What is a RDF Data Shape?

An RDF shape is a formal syntax for describing how data ishow data should be, or how data must be.

For example:

ex:ProductShape 
	a sh:Shape ;
	sh:scopeClass ex:Product ;
	sh:property [
		sh:predicate rdfs:label ;
		sh:dataType xsd:string;
		sh:minCount 1;
		sh:maxCount 1;
	];
	sh:property [
		sh:predicate ex:soldBy;
		sh:valueShape ex:SalesOrganizationShape ;
		sh:minCount 1;
	].

ex:SalesOrganizationShape
	a sh:Shape ;
	sh:scopeClass ex:SalesOrganization ;
	sh:property [
		sh:predicate rdfs:label ;
		sh:dataType xsd:string;
		sh:minCount 1;
		sh:maxCount 1;
	];

This can be interpreted as a description of what is (“Products have one label and are sold by at least one sales organization”), as a constraint (“Products must have exactly one label and must be sold by at least one sales organization”), or as a description of how data should be even if nonconforming data is still accepted by the system.  In the next sections I’d like to comment on a number of use cases for data shapes.

RDF Shapes as constraints

The primary use case for RDF data shapes is to constrain data coming into a system.  This is a non-trivial achievement for graph-based systems, and I think that the SHACL specification is a much better solution for achieving this than most.  Each of the SHACL atoms can, in principle, be expressed as an ASK query to evaluate the soundness of a repository.

RDF Shapes as a tool for describing existing data

OWL ontologies are good for describing the terms and how they can be used but lack a mechanism for describing what kinds of things have been said with those terms.  Data shapes fulfill this need nicely, which can make it significantly easier to perform systems integration work than simple diagrams or other informal tools.

Often in the course of building applications, the model is extended in ways that may be perfectly valid but otherwise undocumented.  Describing the data in RDF shapes provides a way to “pave the cow paths”, so to speak.

A benefit of this usage is that you get the advantages of being schema-less (since you may want to incorporate data even if it doesn’t conform) while still maintaining a model of how data can conform.

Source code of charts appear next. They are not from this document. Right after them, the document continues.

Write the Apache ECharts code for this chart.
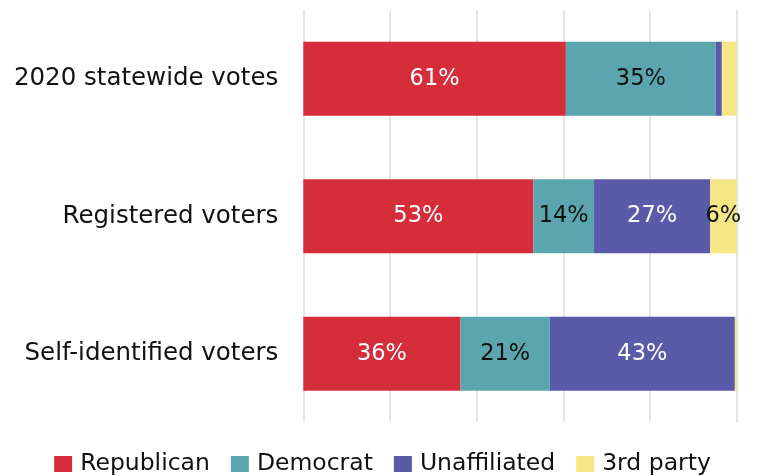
<!DOCTYPE html>
<html><head><meta charset="utf-8">
<script src="https://cdn.jsdelivr.net/npm/echarts@6/dist/echarts.min.js"></script>
<style>html,body{margin:0;padding:0;background:#fff}#c{width:765px;height:476px}</style>
</head><body><div id="c"></div>
<script>
const categories = ['2020 statewide votes', 'Registered voters', 'Self-identified voters'];
const seriesNames = ['Republican', 'Democrat', 'Unaffiliated', '3rd party'];
const republican = [60.6, 53.1, 36.3];
const democrat = [34.6, 14.0, 20.6];
const unaffiliated = [1.4, 26.8, 42.7];
const thirdParty = [3.4, 6.1, 0.4];
const xTicks = [0, 20, 40, 60, 80, 100];

const colors = ['#d62d3b', '#5ba6ae', '#5a5ba8', '#f5e884'];
const labelColors = ['#ffffff', '#111111', '#ffffff', '#111111'];
const values = [republican, democrat, unaffiliated, thirdParty];
const FONT = 'DejaVu Sans';

const chart = echarts.init(document.getElementById('c'));
chart.setOption({
  animation: false,
  textStyle: {fontFamily: FONT},
  grid: {left: 303.3, width: 433.3, top: 10, height: 412.5, containLabel: false},
  legend: {
    top: 447, left: 'center',
    itemWidth: 18, itemHeight: 16, itemGap: 21,
    icon: 'rect',
    textStyle: {fontFamily: FONT, fontSize: 23.5, color: '#111', padding: [0, 0, 0, 3]},
    data: seriesNames
  },
  xAxis: {
    type: 'value', min: xTicks[0], max: xTicks[xTicks.length - 1], interval: 20,
    axisLabel: {show: false}, axisLine: {show: false}, axisTick: {show: false},
    splitLine: {lineStyle: {color: '#dcdcdc', width: 1.5}}
  },
  yAxis: {
    type: 'category', data: categories, inverse: true,
    axisLine: {show: false}, axisTick: {show: false},
    axisLabel: {fontFamily: FONT, fontSize: 24.5, color: '#111', margin: 25}
  },
  series: seriesNames.map((n, i) => ({
    name: n, type: 'bar', stack: 'all', barWidth: 74,
    itemStyle: {color: colors[i]},
    data: values[i],
    label: {
      show: true, position: 'inside', fontFamily: FONT, fontSize: 22.5, color: labelColors[i],
      formatter: p => p.value >= 5 ? Math.round(p.value) + '%' : ''
    }
  }))
});
</script></body></html>
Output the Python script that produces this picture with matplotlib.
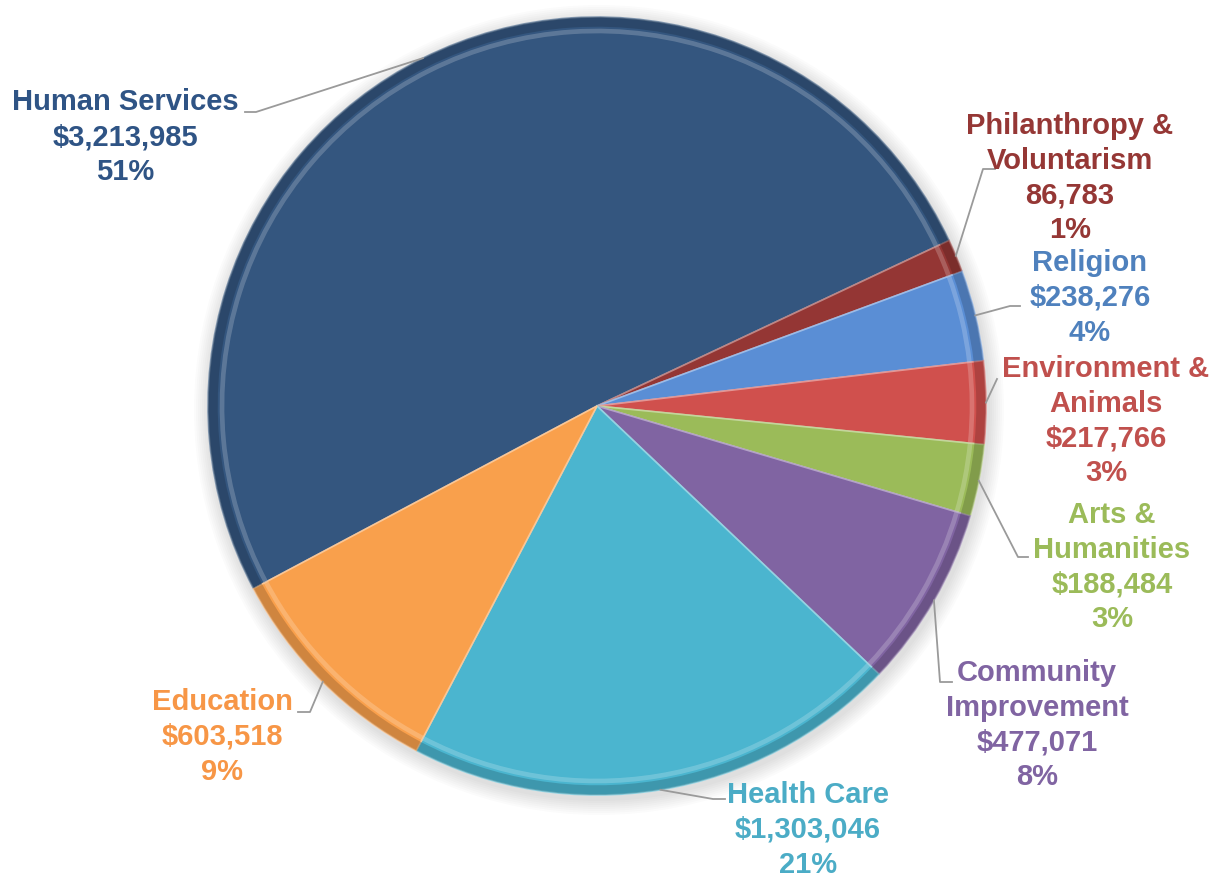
import matplotlib
matplotlib.use("Agg")
import numpy as np
from matplotlib import pyplot as plt
from matplotlib.colors import to_rgb

# kategori adlari ve tutarlar
categories = ['Human Services', 'Philanthropy &\nVoluntarism', 'Religion',
              'Environment &\nAnimals', 'Arts &\nHumanities',
              'Community\nImprovement', 'Health Care', 'Education']
values = [3213985, 86783, 238276, 217766, 188484, 477071, 1303046, 603518]
dollar = ['$', '', '$', '$', '$', '$', '$', '$']
percents = ['51%', '1%', '4%', '3%', '3%', '8%', '21%', '9%']

slice_colors = ['#34567F', '#943634', '#5A8ED5', '#D0504D',
                '#9BBB59', '#8064A2', '#4BB5CF', '#F9A04C']
text_colors = ['#2F5485', '#953735', '#4F81BD', '#C0504D',
               '#9BBB59', '#8064A2', '#4BACC6', '#F79646']

W, H = 1220, 878
cx, cy, R = 597, 407, 389          # piksel koordinatlari (y asagi)

# etiket merkezleri ve kirik cizgi noktalari (piksel)
label_pos = [(125, 137), (1070, 178), (1090, 298), (1106, 421),
             (1112, 567), (1037, 725), (808, 830), (222, 737)]
elbows = [[(245, 113), (256, 113)],
          [(995, 170), (983, 170)],
          [(1020, 307), (1010, 307)],
          [(997, 380), (997, 380)],
          [(1028, 558), (1018, 558)],
          [(952, 683), (940, 683)],
          [(725, 800), (713, 800)],
          [(298, 713), (310, 713)]]

plt.rcParams['font.family'] = ['Liberation Sans', 'DejaVu Sans']

fig = plt.figure(figsize=(W / 100, H / 100), dpi=100)
ax = fig.add_axes([0, 0, 1, 1])

center = (cx, H - cy)

# hafif golge
for k in range(8):
    ax.add_patch(plt.Circle((center[0] + 2, center[1] - 4), R + 2 + k * 2,
                            color='#000000', alpha=0.015, lw=0, zorder=0))

edge_cols = [tuple(min(1, c * 0.6 + 0.4) for c in to_rgb(col)) for col in slice_colors]
wedges, _ = ax.pie(values, colors=slice_colors, startangle=208, counterclock=False,
                   center=center, radius=R, frame=True,
                   wedgeprops=dict(linewidth=0))
for w, ec in zip(wedges, edge_cols):
    w.set_edgecolor(ec)
    w.set_linewidth(1.2)
    w.set_zorder(2)

# kenar golgelendirme (bevel etkisi)
dark = [tuple(c * 0.7 for c in to_rgb(col)) for col in slice_colors]
ring, _ = ax.pie(values, colors=dark, startangle=208, counterclock=False,
                 center=center, radius=R, frame=True,
                 wedgeprops=dict(width=R * 0.025, linewidth=0, alpha=0.55))
for w in ring:
    w.set_zorder(3)
light = [tuple(min(1, c * 0.5 + 0.5) for c in to_rgb(col)) for col in slice_colors]
ring2, _ = ax.pie(values, colors=light, startangle=208, counterclock=False,
                  center=center, radius=R * 0.97, frame=True,
                  wedgeprops=dict(width=R * 0.012, linewidth=0, alpha=0.4))
for w in ring2:
    w.set_zorder(3)

ax.set_xlim(0, W)
ax.set_ylim(0, H)
ax.set_aspect('equal')
ax.axis('off')

# etiketler ve kilavuz cizgiler
for i, w in enumerate(wedges):
    mid = np.deg2rad((w.theta1 + w.theta2) / 2)
    ex = center[0] + R * np.cos(mid)
    ey = center[1] + R * np.sin(mid)
    pts = [(x, H - y) for x, y in elbows[i]] + [(ex, ey)]
    ax.plot([p[0] for p in pts], [p[1] for p in pts], color='#9A9A9A',
            lw=1.3, zorder=4)
    txt = '%s\n%s%s\n%s' % (categories[i], dollar[i], format(values[i], ','), percents[i])
    lx, ly = label_pos[i]
    ax.text(lx, H - ly, txt, ha='center', va='center', fontsize=21,
            fontweight='bold', color=text_colors[i], linespacing=1.3, zorder=5)

plt.savefig('out.png', dpi=100)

Another use case for this is when you are providing data to others.  In this case, you can provide a concise description of what data exists and how to put it together, which leads us to…

RDF Shapes as an outline for SELECT queries

A nice side-effect of RDF shapes that we’ve found is that once you’ve defined an object in terms of a shape, you’ve also essentially outlined how to query for it.

Given the example provided earlier, it’s easy to come up with:

SELECT ?product ?productLabel ?orgLabel WHERE {
	?product 
		a ex:Product ;
		rdfs:label ?productLabel ; 
		ex:soldBy ?salesOrg .
	?salesOrg
		a ex:SalesOrganization ;
		rdfs:label ?orgLabel .
}

None of this is made explicit by the OWL ontology—we need either something informal (e.g., diagrams and prose) or formal (e.g., the RDF shapes) to tell us how these objects relate in ways beyond disjointedness, domain/range, etc.

RDF Shapes as a mapping tool

I’ve found RDF shapes to be tremendously valuable as a tool for specifying how very different data sources map together.  For several months now we’ve been performing data conversion using R2RML.  While R2RML expresses how to map the relational DB to an RDF graph, it’s still extremely useful to have something like an RDF data shapes document to outline what data needs to be mapped.

I think there’s a lot of possibility for making these two specifications more symbiotic. For example, I could imagine combining the two (since it is all just RDF, after all) to specify in one pass what shape the data will take and how to map it from a relational database.

The future – RDF Shapes as UI specification

Our medium-term goal for RDF shapes is to generate a basic UI from a shapes specification. While this obviously wouldn’t work in 100% of use cases, there are a lot of instances where a barebones form UI would be fine, at least at first.  There are actually some interesting advantages to this; for instance, validation can be declared right in the model.

For further reading, see the W3C’s SHACL Use Cases and Requirements paper.  It touches on these use cases and many others.  One very interesting use case suggested in this paper is as a tool for data interoperability for loose-knit communities of practice (say, specific academic disciplines or industries lacking data consortia).  Rather than completely go without models, these communities can adopt guidelines in the form of RDF shapes documents.  I can see this being extremely useful for researchers working in disciplines lacking a comprehensive formal model (e.g., the social sciences); one researcher could simply share a set of RDF shapes with others to achieve a baseline level of data interoperability.